◆ **Problem details**: Give the data below again exactly as written, without its pictures.

◆ **Dataset section**:
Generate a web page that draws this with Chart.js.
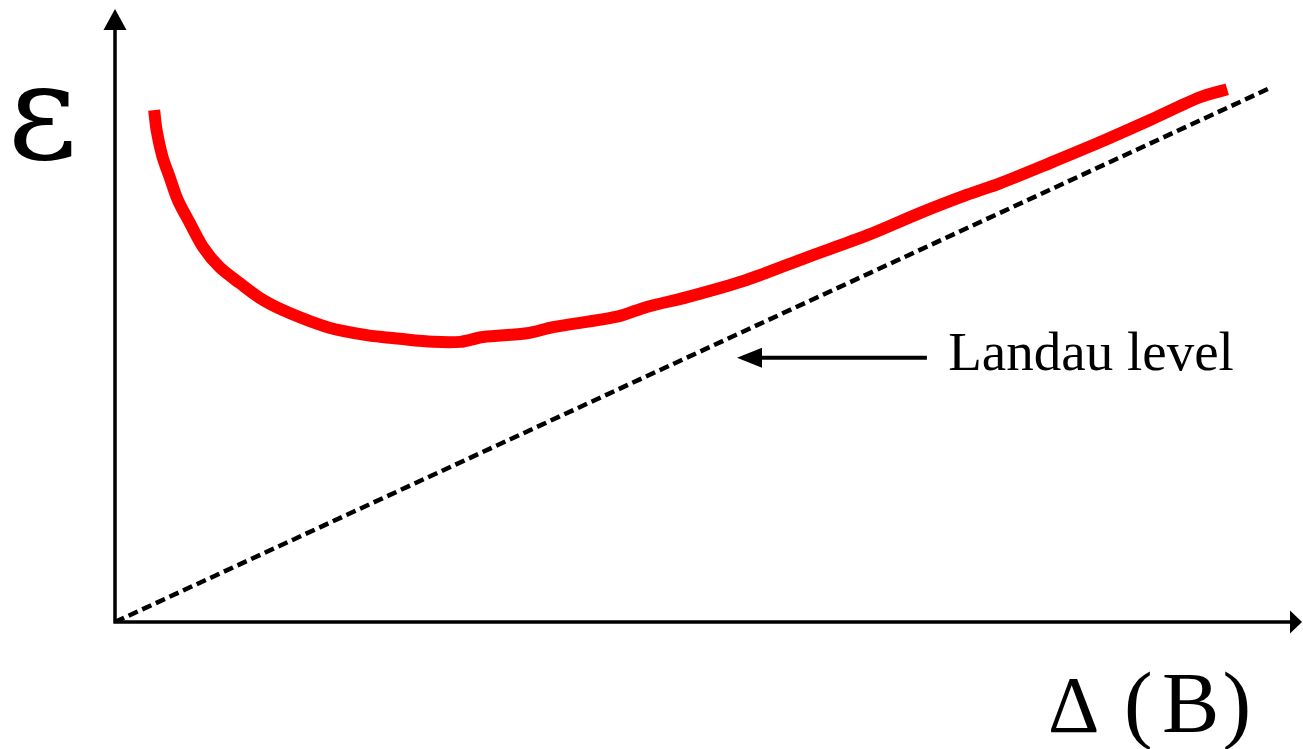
<!DOCTYPE html>
<html>
<head>
<meta charset="utf-8">
<script src="https://cdn.jsdelivr.net/npm/chart.js@4/dist/chart.umd.min.js"></script>
<style>
  html, body { margin: 0; padding: 0; background: #fff; }
  #wrap { width: 1303px; height: 749px; position: relative; }
</style>
</head>
<body>
<div id="wrap"><canvas id="chart"></canvas></div>
<script>
// energy curve (red) sampled along the field axis
const curveX = [0.33, 0.35, 0.40, 0.46, 0.53, 0.63, 0.74, 0.88, 1.05, 1.25, 1.47, 1.79, 2.12, 2.40, 2.68, 2.91,
                3.10, 3.47, 3.69, 4.23, 4.48, 4.82, 5.32, 5.83, 6.34, 6.78, 7.18, 7.46, 7.88, 8.30, 8.72, 9.14, 9.37];
const curveY = [8.35, 8.03, 7.59, 7.26, 6.88, 6.51, 6.12, 5.79, 5.53, 5.25, 5.04, 4.81, 4.68, 4.62, 4.57, 4.57,
                4.65, 4.71, 4.81, 4.98, 5.14, 5.30, 5.58, 5.95, 6.31, 6.67, 6.97, 7.16, 7.49, 7.83, 8.19, 8.56, 8.69];

// Landau level: straight line from the origin
const landauX = [0, 9.73];
const landauY = [0, 8.71];

const axisMax = { x: 10, y: 10 };

const pts = (xs, ys) => xs.map((x, i) => ({ x, y: ys[i] }));

function arrowHead(ctx, tipX, tipY, dir, len, half) {
  // dir: unit vector pointing toward the tip
  const bx = tipX - dir[0] * len, by = tipY - dir[1] * len;
  ctx.beginPath();
  ctx.moveTo(tipX, tipY);
  ctx.lineTo(bx - dir[1] * half, by + dir[0] * half);
  ctx.lineTo(bx + dir[1] * half, by - dir[0] * half);
  ctx.closePath();
  ctx.fill();
}

const serif = '"Liberation Serif", "Times New Roman", serif';
const greek = '"DejaVu Serif", "Liberation Serif", serif';

const axesPlugin = {
  id: 'axesPlugin',
  beforeDatasetsDraw(chart) {
    const { ctx, scales: { x, y } } = chart;
    const x0 = x.getPixelForValue(0), y0 = y.getPixelForValue(0);
    const xTip = x.getPixelForValue(axisMax.x), yTip = y.getPixelForValue(axisMax.y);
    ctx.save();
    ctx.strokeStyle = '#000';
    ctx.fillStyle = '#000';
    ctx.lineWidth = 3.5;
    ctx.beginPath();
    ctx.moveTo(x0, y0 + 1.5);
    ctx.lineTo(x0, yTip + 15);
    ctx.moveTo(x0 - 1.5, y0);
    ctx.lineTo(xTip - 8, y0);
    ctx.stroke();
    arrowHead(ctx, x0, yTip, [0, -1], 21, 11.5);
    arrowHead(ctx, xTip, y0, [1, 0], 12, 11.5);
    ctx.restore();
  },
  afterDraw(chart) {
    const { ctx, scales: { x, y } } = chart;
    const px = v => x.getPixelForValue(v), py = v => y.getPixelForValue(v);
    ctx.save();
    ctx.fillStyle = '#000';
    ctx.strokeStyle = '#000';

    // arrow pointing at the dashed line
    const ay = py(4.31);
    const a1 = px(6.84), a2 = px(5.24);
    ctx.lineWidth = 4;
    ctx.beginPath();
    ctx.moveTo(a1, ay);
    ctx.lineTo(a2 + 20, ay);
    ctx.stroke();
    arrowHead(ctx, a2, ay, [-1, 0], 25, 10);

    ctx.textBaseline = 'alphabetic';
    ctx.textAlign = 'left';
    ctx.font = '55px ' + serif;
    ctx.fillText('Landau level', px(7.02), py(4.11));

    // x-axis title, spaced out glyph by glyph
    const base = py(-1.79);
    ctx.font = '80px ' + serif;
    ctx.fillText('\u0394', px(7.86), base);
    ctx.font = '86px ' + serif;
    ctx.fillText('(', px(8.50), base);
    ctx.fillText('B', px(8.82), base);
    ctx.fillText(')', px(9.33), base);

    // y-axis title
    ctx.textAlign = 'center';
    ctx.font = '135px ' + greek;
    ctx.fillText('\u03B5', px(-0.61), py(7.57));
    ctx.restore();
  }
};

new Chart(document.getElementById('chart'), {
  type: 'line',
  data: {
    datasets: [
      {
        data: pts(landauX, landauY),
        borderColor: '#000',
        borderWidth: 4.5,
        borderDash: [10, 5],
        pointRadius: 0,
        tension: 0
      },
      {
        data: pts(curveX, curveY),
        borderColor: '#ff0000',
        borderWidth: 12,
        pointRadius: 0,
        tension: 0.3,
        borderCapStyle: 'butt'
      }
    ]
  },
  options: {
    responsive: true,
    maintainAspectRatio: false,
    animation: false,
    layout: { padding: { left: 115, right: 1, top: 9, bottom: 127 } },
    plugins: { legend: { display: false }, tooltip: { enabled: false } },
    scales: {
      x: { type: 'linear', min: 0, max: axisMax.x, display: false },
      y: { type: 'linear', min: 0, max: axisMax.y, display: false }
    }
  },
  plugins: [axesPlugin]
});
</script>
</body>
</html>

◆ **Exercise response**:
Generate a web page that draws this with Chart.js.
<!DOCTYPE html>
<html>
<head>
<meta charset="utf-8">
<script src="https://cdn.jsdelivr.net/npm/chart.js@4/dist/chart.umd.min.js"></script>
<style>
  html, body { margin: 0; padding: 0; background: #fff; }
  #wrap { width: 1303px; height: 749px; position: relative; }
</style>
</head>
<body>
<div id="wrap"><canvas id="chart"></canvas></div>
<script>
// energy curve (red) sampled along the field axis
const curveX = [0.33, 0.35, 0.40, 0.46, 0.53, 0.63, 0.74, 0.88, 1.05, 1.25, 1.47, 1.79, 2.12, 2.40, 2.68, 2.91,
                3.10, 3.47, 3.69, 4.23, 4.48, 4.82, 5.32, 5.83, 6.34, 6.78, 7.18, 7.46, 7.88, 8.30, 8.72, 9.14, 9.37];
const curveY = [8.35, 8.03, 7.59, 7.26, 6.88, 6.51, 6.12, 5.79, 5.53, 5.25, 5.04, 4.81, 4.68, 4.62, 4.57, 4.57,
                4.65, 4.71, 4.81, 4.98, 5.14, 5.30, 5.58, 5.95, 6.31, 6.67, 6.97, 7.16, 7.49, 7.83, 8.19, 8.56, 8.69];

// Landau level: straight line from the origin
const landauX = [0, 9.73];
const landauY = [0, 8.71];

const axisMax = { x: 10, y: 10 };

const pts = (xs, ys) => xs.map((x, i) => ({ x, y: ys[i] }));

function arrowHead(ctx, tipX, tipY, dir, len, half) {
  // dir: unit vector pointing toward the tip
  const bx = tipX - dir[0] * len, by = tipY - dir[1] * len;
  ctx.beginPath();
  ctx.moveTo(tipX, tipY);
  ctx.lineTo(bx - dir[1] * half, by + dir[0] * half);
  ctx.lineTo(bx + dir[1] * half, by - dir[0] * half);
  ctx.closePath();
  ctx.fill();
}

const serif = '"Liberation Serif", "Times New Roman", serif';
const greek = '"DejaVu Serif", "Liberation Serif", serif';

const axesPlugin = {
  id: 'axesPlugin',
  beforeDatasetsDraw(chart) {
    const { ctx, scales: { x, y } } = chart;
    const x0 = x.getPixelForValue(0), y0 = y.getPixelForValue(0);
    const xTip = x.getPixelForValue(axisMax.x), yTip = y.getPixelForValue(axisMax.y);
    ctx.save();
    ctx.strokeStyle = '#000';
    ctx.fillStyle = '#000';
    ctx.lineWidth = 3.5;
    ctx.beginPath();
    ctx.moveTo(x0, y0 + 1.5);
    ctx.lineTo(x0, yTip + 15);
    ctx.moveTo(x0 - 1.5, y0);
    ctx.lineTo(xTip - 8, y0);
    ctx.stroke();
    arrowHead(ctx, x0, yTip, [0, -1], 21, 11.5);
    arrowHead(ctx, xTip, y0, [1, 0], 12, 11.5);
    ctx.restore();
  },
  afterDraw(chart) {
    const { ctx, scales: { x, y } } = chart;
    const px = v => x.getPixelForValue(v), py = v => y.getPixelForValue(v);
    ctx.save();
    ctx.fillStyle = '#000';
    ctx.strokeStyle = '#000';

    // arrow pointing at the dashed line
    const ay = py(4.31);
    const a1 = px(6.84), a2 = px(5.24);
    ctx.lineWidth = 4;
    ctx.beginPath();
    ctx.moveTo(a1, ay);
    ctx.lineTo(a2 + 20, ay);
    ctx.stroke();
    arrowHead(ctx, a2, ay, [-1, 0], 25, 10);

    ctx.textBaseline = 'alphabetic';
    ctx.textAlign = 'left';
    ctx.font = '55px ' + serif;
    ctx.fillText('Landau level', px(7.02), py(4.11));

    // x-axis title, spaced out glyph by glyph
    const base = py(-1.79);
    ctx.font = '80px ' + serif;
    ctx.fillText('\u0394', px(7.86), base);
    ctx.font = '86px ' + serif;
    ctx.fillText('(', px(8.50), base);
    ctx.fillText('B', px(8.82), base);
    ctx.fillText(')', px(9.33), base);

    // y-axis title
    ctx.textAlign = 'center';
    ctx.font = '135px ' + greek;
    ctx.fillText('\u03B5', px(-0.61), py(7.57));
    ctx.restore();
  }
};

new Chart(document.getElementById('chart'), {
  type: 'line',
  data: {
    datasets: [
      {
        data: pts(landauX, landauY),
        borderColor: '#000',
        borderWidth: 4.5,
        borderDash: [10, 5],
        pointRadius: 0,
        tension: 0
      },
      {
        data: pts(curveX, curveY),
        borderColor: '#ff0000',
        borderWidth: 12,
        pointRadius: 0,
        tension: 0.3,
        borderCapStyle: 'butt'
      }
    ]
  },
  options: {
    responsive: true,
    maintainAspectRatio: false,
    animation: false,
    layout: { padding: { left: 115, right: 1, top: 9, bottom: 127 } },
    plugins: { legend: { display: false }, tooltip: { enabled: false } },
    scales: {
      x: { type: 'linear', min: 0, max: axisMax.x, display: false },
      y: { type: 'linear', min: 0, max: axisMax.y, display: false }
    }
  },
  plugins: [axesPlugin]
});
</script>
</body>
</html>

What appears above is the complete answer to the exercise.